■ TASK STATEMENT
Retype only what runs from the beginning of the data through the line with "const ageLabels = ['<5"; please omit the pictures and keep every line exact.
** Begin **
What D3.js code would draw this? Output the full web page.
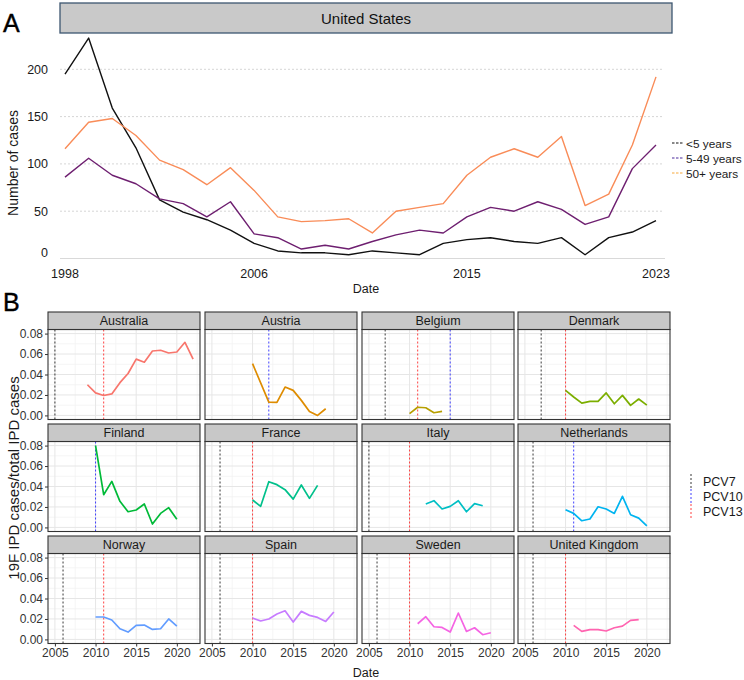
<!DOCTYPE html>
<html>
<head>
  <meta charset="utf-8">
  <script src="https://cdn.jsdelivr.net/npm/d3@7/dist/d3.min.js"></script>
  <style>
    body { margin: 0; background: white; }
    svg { font-family: "Liberation Sans", Arial, sans-serif; }
  </style>
</head>
<body>
  <script>
    // ---- panel A data: US cases by age group
    const usYears = [1998, 1999, 2000, 2001, 2002, 2003, 2004, 2005, 2006, 2007, 2008, 2009, 2010,
      2011, 2012, 2013, 2014, 2015, 2016, 2017, 2018, 2019, 2020, 2021, 2022, 2023]
    const under5 = [195, 233, 159, 117, 62, 49, 41, 30, 16, 8, 6, 6, 4, 8, 6, 4, 16, 20, 22, 18, 16, 22, 4, 22, 28, 40]
    const age5to49 = [86, 106, 88, 79, 63, 58, 44, 60, 26, 22, 10, 14, 10, 18, 25, 30, 27, 44, 54, 50, 60, 52, 36, 44, 95, 120]
    const age50plus = [116, 144, 148, 130, 104, 94, 78, 96, 72, 44, 39, 40, 42, 27, 50, 54, 58, 88, 107, 116, 107, 129, 56, 68, 120, 192]
    const usTicksX = [1998, 2006, 2015, 2023]
    const usTicksY = [0, 50, 100, 150, 200]
    const ageLabels = ['<5 years', '5-49 years', '50+ years']

    // ---- panel B data: 19F share of IPD cases
    const countries = ['Australia', 'Austria', 'Belgium', 'Denmark', 'Finland', 'France',
      'Italy', 'Netherlands', 'Norway', 'Spain', 'Sweden', 'United Kingdom']
    const ratioSeries = [
      [[2009, .030], [2010, .022], [2011, .0195], [2012, .021], [2013, .032], [2014, .041], [2015, .055], [2016, .052], [2017, .063], [2018, .0637], [2019, .061], [2020, .062], [2021, .0715], [2022, .055]],
      [[2010, .0506], [2012, .013], [2013, .0127], [2014, .0277], [2015, .0245], [2016, .0147], [2017, .0039], [2018, .0], [2019, .0065]],
      [[2010, .0018], [2011, .008], [2012, .0075], [2013, .0026], [2014, .004]],
      [[2010, .0245], [2011, .018], [2012, .012], [2013, .0137], [2014, .0137], [2015, .022], [2016, .0114], [2017, .0196], [2018, .0098], [2019, .016], [2020, .010]],
      [[2010, .080], [2011, .032], [2012, .045], [2013, .0255], [2014, .0153], [2015, .017], [2016, .0229], [2017, .0033], [2018, .0137], [2019, .0193], [2020, .008]],
      [[2010, .0268], [2011, .0206], [2012, .0447], [2013, .0418], [2014, .0369], [2015, .0277], [2016, .0415], [2017, .0284], [2018, .0411]],
      [[2012, .0229], [2013, .0261], [2014, .018], [2015, .0206], [2016, .0261], [2017, .0153], [2018, .0232], [2019, .0212]],
      [[2010, .0173], [2011, .0137], [2012, .0065], [2013, .0082], [2014, .0202], [2015, .018], [2016, .0137], [2017, .0304], [2018, .0124], [2019, .0091], [2020, .0016]],
      [[2010, .0219], [2011, .0219], [2012, .019], [2013, .0104], [2014, .0072], [2015, .0137], [2016, .014], [2017, .0098], [2018, .0104], [2019, .020], [2020, .013]],
      [[2010, .0209], [2011, .018], [2012, .020], [2013, .0248], [2014, .028], [2015, .017], [2016, .0274], [2017, .0235], [2018, .0215], [2019, .0176], [2020, .0268]],
      [[2011, .0153], [2012, .0222], [2013, .0124], [2014, .0117], [2015, .0072], [2016, .0258], [2017, .0078], [2018, .0114], [2019, .0046], [2020, .0065]],
      [[2011, .0137], [2012, .0078], [2013, .0095], [2014, .0095], [2015, .0082], [2016, .0114], [2017, .013], [2018, .0186], [2019, .0193]]
    ]
    const pcv7Year = [2005, null, 2007, 2007, null, 2006, 2005, 2006, 2006, 2006, 2006, 2006]
    const pcv10Year = [null, 2012, 2015, null, 2010, null, null, 2011, null, null, null, null]
    const pcv13Year = [2011, null, 2011, 2010, null, 2010, 2010, null, 2011, 2010, 2010, 2010]
    const vaccines = ['PCV7', 'PCV10', 'PCV13']
    const facetTicksX = [2005, 2010, 2015, 2020]
    const facetTicksY = [0, 0.02, 0.04, 0.06, 0.08]

    const ageColors = ['#111111', '#6e1f70', '#f98c58']
    const ageKeyColors = ['#111111', '#4b2a9c', '#f8a93c']
    const vaxColors = ['#222222', '#2b2bff', '#ff2b2b']
    // ggplot hue palette, 12 levels
    const hue = ['#F8766D', '#DE8C00', '#B79F00', '#7CAE00', '#00BA38', '#00C08B',
      '#00BFC4', '#00B4F0', '#619CFF', '#C77CFF', '#F564E3', '#FF64B0']

    const svg = d3.select('body').append('svg').attr('width', 744).attr('height', 680)

    // ================= Panel A =================
    svg.append('text').attr('x', 3).attr('y', 32).attr('font-size', 25)
      .attr('stroke', '#000').attr('stroke-width', 0.4).text('A')

    svg.append('rect').attr('x', 60).attr('y', 3).attr('width', 612).attr('height', 30)
      .attr('fill', '#c9c9c9').attr('stroke', '#3d5670').attr('stroke-width', 1.3)
    svg.append('text').attr('x', 366).attr('y', 23.5).attr('text-anchor', 'middle')
      .attr('font-size', 15).attr('fill', '#111').text('United States')

    const xA = d3.scaleLinear().domain([1998, 2023]).range([65, 656])
    const yA = d3.scaleLinear().domain([0, 200]).range([258.5, 69.3])

    const gA = svg.append('g')
    gA.selectAll('line.grid').data(usTicksY.slice(1)).join('line')
      .attr('x1', 60).attr('x2', 664).attr('y1', d => yA(d)).attr('y2', d => yA(d))
      .attr('stroke', '#d6d6d6').attr('stroke-dasharray', '2,2')
    gA.append('line').attr('x1', 60).attr('x2', 665).attr('y1', yA(0)).attr('y2', yA(0))
      .attr('stroke', '#d9d9d9')

    gA.selectAll('text.yt').data(usTicksY).join('text')
      .attr('x', 48).attr('y', d => yA(d) + (d === 0 ? -1.5 : 4.5)).attr('text-anchor', 'end')
      .attr('font-size', 12.5).attr('fill', '#1a1a1a').text(d => d)
    gA.selectAll('text.xt').data(usTicksX).join('text')
      .attr('x', d => xA(d)).attr('y', 278).attr('text-anchor', 'middle')
      .attr('font-size', 12.5).attr('fill', '#1a1a1a').text(d => d)

    svg.append('text').attr('x', 366).attr('y', 293).attr('text-anchor', 'middle')
      .attr('font-size', 12.5).attr('fill', '#1a1a1a').text('Date')
    svg.append('text').attr('transform', 'translate(18,163) rotate(-90)').attr('text-anchor', 'middle')
      .attr('font-size', 14).attr('fill', '#1a1a1a').text('Number of cases')

    const lineA = d3.line().x((d, i) => xA(usYears[i])).y(d => yA(d))
    ;[under5, age5to49, age50plus].forEach((s, k) => {
      gA.append('path').datum(s).attr('d', lineA).attr('fill', 'none')
        .attr('stroke', ageColors[k]).attr('stroke-width', 1.4).attr('stroke-linejoin', 'round')
    })

    ageLabels.forEach((lab, k) => {
      const y = 143 + k * 15
      svg.append('line').attr('x1', 672).attr('x2', 684).attr('y1', y).attr('y2', y)
        .attr('stroke', ageKeyColors[k]).attr('stroke-width', 1.2).attr('stroke-dasharray', '2.5,1.5')
      svg.append('text').attr('x', 686).attr('y', y + 4.5).attr('font-size', 11.8)
        .attr('fill', '#1a1a1a').text(lab)
    })

    // ================= Panel B =================
    svg.append('text').attr('x', 3).attr('y', 311).attr('font-size', 25)
      .attr('stroke', '#000').attr('stroke-width', 0.4).text('B')

    const colX = [48, 205, 362, 518]
    const rowY = [312, 424, 536]
    const panelW = 152, stripH = 17.5, plotH = 90

    countries.forEach((name, i) => {
      const c = i % 4, r = Math.floor(i / 4)
      const left = colX[c], top = rowY[r] + stripH
      const x = d3.scaleLinear().domain([2004.15, 2022.85]).range([left, left + panelW])
      const y = d3.scaleLinear().domain([-0.004, 0.084]).range([top + plotH, top])
      const g = svg.append('g')

      g.append('rect').attr('x', left).attr('y', top).attr('width', panelW).attr('height', plotH)
        .attr('fill', 'white')
      // minor grid
      const minorX = [2007.5, 2012.5, 2017.5, 2022.5]
      const minorY = [0.01, 0.03, 0.05, 0.07]
      g.selectAll('line.mx').data(minorX).join('line')
        .attr('x1', d => x(d)).attr('x2', d => x(d)).attr('y1', top).attr('y2', top + plotH)
        .attr('stroke', '#f2f2f2').attr('stroke-width', 0.8)
      g.selectAll('line.my').data(minorY).join('line')
        .attr('y1', d => y(d)).attr('y2', d => y(d)).attr('x1', left).attr('x2', left + panelW)
        .attr('stroke', '#f2f2f2').attr('stroke-width', 0.8)
      // major grid
      g.selectAll('line.gx').data(facetTicksX).join('line')
        .attr('x1', d => x(d)).attr('x2', d => x(d)).attr('y1', top).attr('y2', top + plotH)
        .attr('stroke', '#e6e6e6').attr('stroke-width', 1)
      g.selectAll('line.gy').data(facetTicksY).join('line')
        .attr('y1', d => y(d)).attr('y2', d => y(d)).attr('x1', left).attr('x2', left + panelW)
        .attr('stroke', '#e6e6e6').attr('stroke-width', 1)

      // vaccine introduction lines
      ;[pcv7Year[i], pcv10Year[i], pcv13Year[i]].forEach((yr, k) => {
        if (yr == null) return
        g.append('line').attr('x1', x(yr)).attr('x2', x(yr)).attr('y1', top).attr('y2', top + plotH)
          .attr('stroke', vaxColors[k]).attr('stroke-width', 0.9).attr('stroke-dasharray', '2,2')
      })

      g.append('path').datum(ratioSeries[i])
        .attr('d', d3.line().x(d => x(d[0])).y(d => y(d[1])))
        .attr('fill', 'none').attr('stroke', hue[i]).attr('stroke-width', 1.7)
        .attr('stroke-linejoin', 'round')

      g.append('rect').attr('x', left).attr('y', top).attr('width', panelW).attr('height', plotH)
        .attr('fill', 'none').attr('stroke', '#333').attr('stroke-width', 1.1)

      // strip
      g.append('rect').attr('x', left).attr('y', rowY[r]).attr('width', panelW).attr('height', stripH)
        .attr('fill', '#c8c8c8').attr('stroke', '#333').attr('stroke-width', 1.1)
      g.append('text').attr('x', left + panelW / 2).attr('y', rowY[r] + 13).attr('text-anchor', 'middle')
        .attr('font-size', 12.5).attr('fill', '#1a1a1a').text(name)

      if (c === 0) {
        const ax = g.append('g').attr('transform', `translate(${left},0)`)
          .call(d3.axisLeft(y).tickValues(facetTicksY).tickSize(3).tickPadding(2).tickFormat(d3.format('.2f')))
        ax.select('.domain').remove()
        ax.selectAll('line').attr('stroke', '#333')
        ax.selectAll('text').attr('font-size', 12).attr('fill', '#333')
          .attr('font-family', '"Liberation Sans", Arial, sans-serif')
      }
      if (r === 2) {
        const ax = g.append('g').attr('transform', `translate(0,${top + plotH})`)
          .call(d3.axisBottom(x).tickValues(facetTicksX).tickSize(3).tickPadding(2).tickFormat(d3.format('d')))
        ax.select('.domain').remove()
        ax.selectAll('line').attr('stroke', '#333')
        ax.selectAll('text').attr('font-size', 12).attr('fill', '#333')
          .attr('font-family', '"Liberation Sans", Arial, sans-serif')
      }
    })

    svg.append('text').attr('x', 366).attr('y', 677).attr('text-anchor', 'middle')
      .attr('font-size', 12.5).attr('fill', '#1a1a1a').text('Date')
    svg.append('text').attr('transform', 'translate(19,478) rotate(-90)').attr('text-anchor', 'middle')
      .attr('font-size', 15).attr('fill', '#1a1a1a').text('19F IPD cases/total IPD cases')

    vaccines.forEach((v, k) => {
      const y0 = 474 + k * 15
      svg.append('line').attr('x1', 691).attr('x2', 691).attr('y1', y0).attr('y2', y0 + 14)
        .attr('stroke', vaxColors[k]).attr('stroke-width', 0.9).attr('stroke-dasharray', '2,2')
      svg.append('text').attr('x', 703).attr('y', y0 + 12).attr('font-size', 12.5)
        .attr('fill', '#1a1a1a').text(v)
    })
  </script>
</body>
</html>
** End **
■ EXERCISE RESPONSE
What D3.js code would draw this? Output the full web page.
<!DOCTYPE html>
<html>
<head>
  <meta charset="utf-8">
  <script src="https://cdn.jsdelivr.net/npm/d3@7/dist/d3.min.js"></script>
  <style>
    body { margin: 0; background: white; }
    svg { font-family: "Liberation Sans", Arial, sans-serif; }
  </style>
</head>
<body>
  <script>
    // ---- panel A data: US cases by age group
    const usYears = [1998, 1999, 2000, 2001, 2002, 2003, 2004, 2005, 2006, 2007, 2008, 2009, 2010,
      2011, 2012, 2013, 2014, 2015, 2016, 2017, 2018, 2019, 2020, 2021, 2022, 2023]
    const under5 = [195, 233, 159, 117, 62, 49, 41, 30, 16, 8, 6, 6, 4, 8, 6, 4, 16, 20, 22, 18, 16, 22, 4, 22, 28, 40]
    const age5to49 = [86, 106, 88, 79, 63, 58, 44, 60, 26, 22, 10, 14, 10, 18, 25, 30, 27, 44, 54, 50, 60, 52, 36, 44, 95, 120]
    const age50plus = [116, 144, 148, 130, 104, 94, 78, 96, 72, 44, 39, 40, 42, 27, 50, 54, 58, 88, 107, 116, 107, 129, 56, 68, 120, 192]
    const usTicksX = [1998, 2006, 2015, 2023]
    const usTicksY = [0, 50, 100, 150, 200]
    const ageLabels = ['<5 years', '5-49 years', '50+ years']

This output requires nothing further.